Running your own business can give you even more time with your children than many other working parents who are holed away in offices seven, eight or nine hours a day.

Granted, it may not feel like it, but if you stop and think about, you may come to realise that you are around a fair bit. The hours may not always be the most stable or consistent, but don’t confuse that with not being around.

In the words of Nusha Pelicano – Orange Leaf franchisee and mother of six – mumpreneurship tends to balance itself out in the end. She tells mumpreneurs not to beat themselves up or overthink things when the business takes a front seat, because before you know it your children will be back at the forefront getting all the attention they deserve.

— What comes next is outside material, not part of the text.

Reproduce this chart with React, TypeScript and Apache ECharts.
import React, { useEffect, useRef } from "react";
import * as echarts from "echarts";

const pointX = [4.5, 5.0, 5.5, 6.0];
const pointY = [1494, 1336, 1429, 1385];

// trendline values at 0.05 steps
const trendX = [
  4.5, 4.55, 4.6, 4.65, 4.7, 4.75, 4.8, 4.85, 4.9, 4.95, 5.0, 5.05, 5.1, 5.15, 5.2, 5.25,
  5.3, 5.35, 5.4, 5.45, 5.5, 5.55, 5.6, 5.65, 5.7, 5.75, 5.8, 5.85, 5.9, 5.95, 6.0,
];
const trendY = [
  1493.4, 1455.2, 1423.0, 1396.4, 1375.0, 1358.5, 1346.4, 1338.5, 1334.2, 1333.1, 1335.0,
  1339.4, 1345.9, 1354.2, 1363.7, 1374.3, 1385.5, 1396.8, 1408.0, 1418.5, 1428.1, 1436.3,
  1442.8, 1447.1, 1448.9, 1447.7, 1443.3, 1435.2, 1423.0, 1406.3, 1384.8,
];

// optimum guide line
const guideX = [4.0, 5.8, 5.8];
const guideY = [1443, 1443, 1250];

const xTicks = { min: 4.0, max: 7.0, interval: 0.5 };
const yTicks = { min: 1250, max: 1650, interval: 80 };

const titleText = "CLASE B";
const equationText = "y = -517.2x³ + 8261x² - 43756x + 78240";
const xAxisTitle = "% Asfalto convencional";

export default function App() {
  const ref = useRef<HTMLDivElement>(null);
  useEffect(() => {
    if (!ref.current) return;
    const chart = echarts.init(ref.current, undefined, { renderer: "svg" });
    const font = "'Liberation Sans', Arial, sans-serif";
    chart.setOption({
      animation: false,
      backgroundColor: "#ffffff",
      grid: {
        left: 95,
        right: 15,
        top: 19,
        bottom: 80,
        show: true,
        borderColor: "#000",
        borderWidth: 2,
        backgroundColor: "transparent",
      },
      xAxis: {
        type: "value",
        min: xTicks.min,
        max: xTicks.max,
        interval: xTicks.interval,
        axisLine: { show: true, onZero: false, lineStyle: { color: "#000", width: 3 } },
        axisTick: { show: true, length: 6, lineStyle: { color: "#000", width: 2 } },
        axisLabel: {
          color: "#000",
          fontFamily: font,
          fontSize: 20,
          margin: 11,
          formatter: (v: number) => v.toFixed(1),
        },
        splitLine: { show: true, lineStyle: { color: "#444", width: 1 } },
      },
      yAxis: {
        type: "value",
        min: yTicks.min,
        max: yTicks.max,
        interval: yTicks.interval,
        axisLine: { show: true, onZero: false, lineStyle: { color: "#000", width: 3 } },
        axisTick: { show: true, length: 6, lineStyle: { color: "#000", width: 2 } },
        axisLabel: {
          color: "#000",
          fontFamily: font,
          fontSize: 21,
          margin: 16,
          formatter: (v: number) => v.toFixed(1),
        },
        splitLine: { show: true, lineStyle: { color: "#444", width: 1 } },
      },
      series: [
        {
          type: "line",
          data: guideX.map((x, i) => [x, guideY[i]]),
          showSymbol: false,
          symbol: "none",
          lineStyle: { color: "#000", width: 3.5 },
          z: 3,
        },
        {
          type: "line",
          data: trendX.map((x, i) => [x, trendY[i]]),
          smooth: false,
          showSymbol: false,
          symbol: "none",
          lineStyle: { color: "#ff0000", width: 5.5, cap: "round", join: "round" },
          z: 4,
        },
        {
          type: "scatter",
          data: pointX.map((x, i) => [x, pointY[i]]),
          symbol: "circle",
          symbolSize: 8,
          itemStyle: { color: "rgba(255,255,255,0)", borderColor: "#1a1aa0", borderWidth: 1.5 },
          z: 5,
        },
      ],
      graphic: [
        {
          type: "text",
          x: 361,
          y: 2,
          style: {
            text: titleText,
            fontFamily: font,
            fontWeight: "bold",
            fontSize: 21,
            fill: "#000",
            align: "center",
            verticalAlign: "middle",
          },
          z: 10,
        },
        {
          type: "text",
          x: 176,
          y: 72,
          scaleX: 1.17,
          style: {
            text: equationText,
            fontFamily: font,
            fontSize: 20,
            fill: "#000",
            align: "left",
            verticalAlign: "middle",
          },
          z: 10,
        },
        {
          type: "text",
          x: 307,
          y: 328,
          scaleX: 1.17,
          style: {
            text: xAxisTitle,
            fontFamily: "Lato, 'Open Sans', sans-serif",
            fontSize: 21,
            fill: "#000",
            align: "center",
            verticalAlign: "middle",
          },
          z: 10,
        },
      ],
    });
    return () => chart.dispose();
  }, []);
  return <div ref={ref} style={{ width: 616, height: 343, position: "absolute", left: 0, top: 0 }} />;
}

It’s a constant seesaw.

Mastering mumprenership

Clearly mumpreneurs face a set of challenges that are entirely unique to them: that of juggling all of the stresses and strains of entrepreneurship alongside the full-time job of raising children and trying to have a life of their own. As the advice above makes clear, however, these are all challenges that can be overcome – or at least, to a certain extent, made more manageable.

Just never forget that there is no cure-all for the struggles you will be facing as a mumpreneur. That is, there is no way to get things right and keep them that way. As a mumpreneuer your world will be stressful much of the time – and you may even feel like it is too much to bear on occasion.

But if you work hard to put things in perspective, and learn how to let go of those extra things that you just don’t have the time for anymore, then you should be able to find a happy medium that will make the journey both a pleasant and rewarding one.